Has anyone thought about this or have a good way to do it? We had ideas like use bits 32-63 from an interface. Seems like it could work, but also could totally break down if we’re using >64-bit prefixes for things like router-to-router links or pulling router loopbacks out of a common /64.

Also, various network OS implementations will typically automatically choose a router ID from the IPv4 addresses on the router by some algorithm (e.g. numerically lowest) if not explicitly configured. Was curious what IPv6-only routers do. Haven’t had the chance to get on some lab gear or GNS3 to just try it and see.

Hey,

Well, now there is no IPv4. But BGP, OSPFv3, and other routing protocols still use 32-bit router IDs for IPv6. On the one hand, there are plenty of 32-bit numbers to use. Generally speaking, router IDs just need to be unique inside of an AS to do their job, but (a) for humans or automation to generate them and (b) to easily recognize them, it's convenient to have some algorithm or methodology for assigning them.

2nd hand knowledge, but when this was discussed early on in
standardization, someone argued against 128b ID, because it would
require too much bandwidth in their OSPF network. Joys of everyone
plays standardisation.

Has anyone thought about this or have a good way to do it? We had ideas like use bits 32-63 from an interface. Seems like it could work, but also could totally break down if we're using >64-bit prefixes for things like router-to-router links or pulling router loopbacks out of a common /64.

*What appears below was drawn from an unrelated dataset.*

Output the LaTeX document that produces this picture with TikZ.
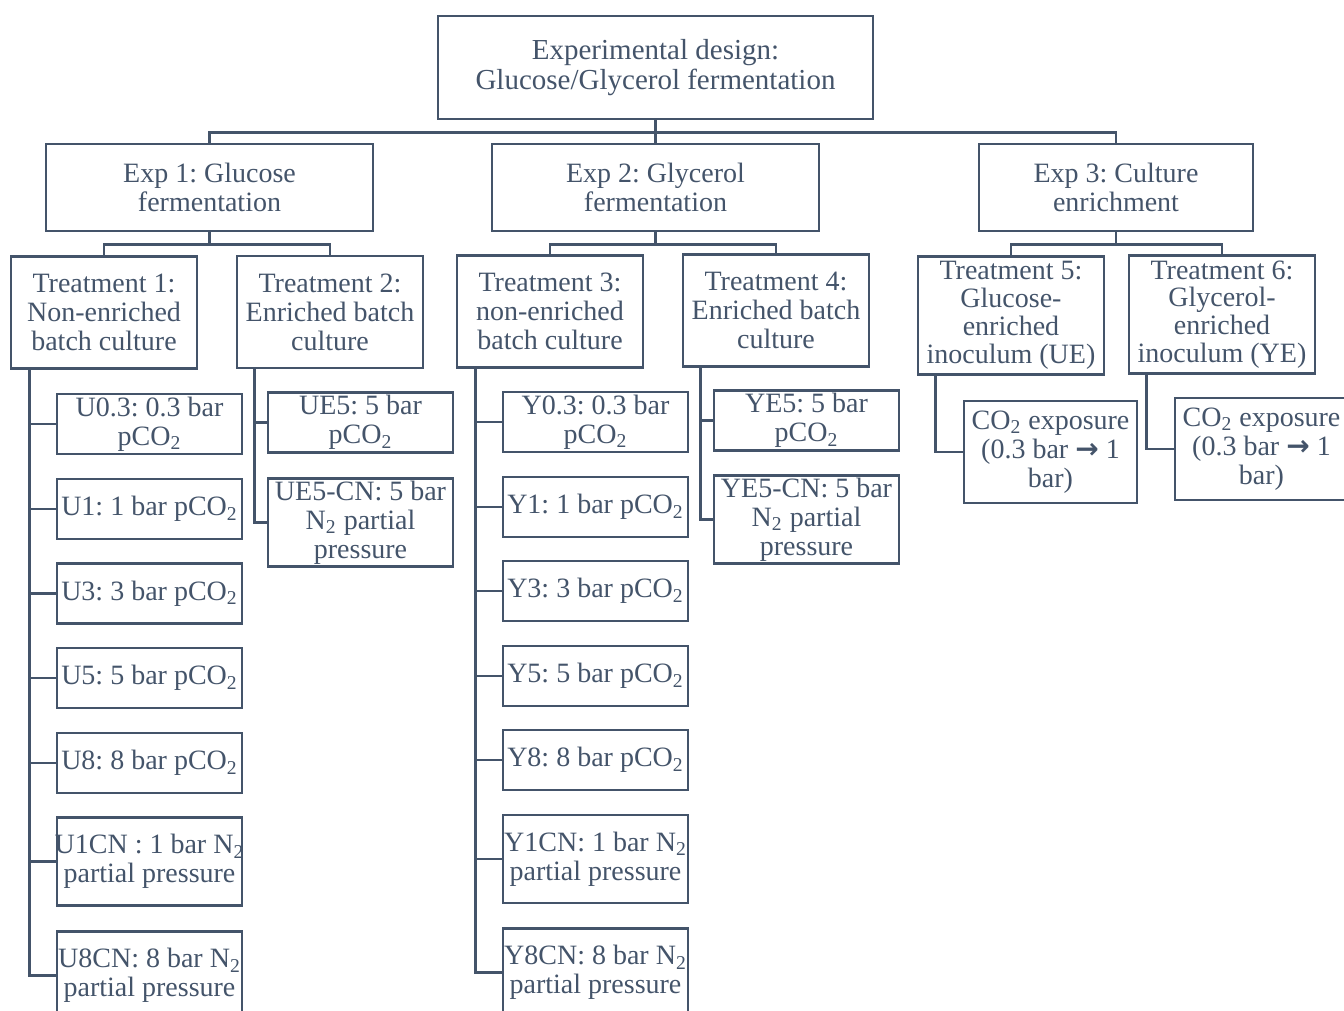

If your data is in a database I think the best bet is to
algorithmically generate multiple forms of IDs in your device and
interface rows, to satisfy various restrictions on what forms of IDs
are accepted. And then use these IDs. If your data is in configs, you
don't have really good solutions, but you could choose 32b from your
IPv6 loopback right side :/.

Crist Clark <cjc+nanog@pumpky.net> writes:

During some IPv6 numbering discussions at work today, someone had a
question that I hadn't really considered before. How to choose 32-bit
router IDs for IPv6-only routers.

Why would you do it differently than for dual-stack routers, except that
you skip the step where you configure the ID as a loopback address?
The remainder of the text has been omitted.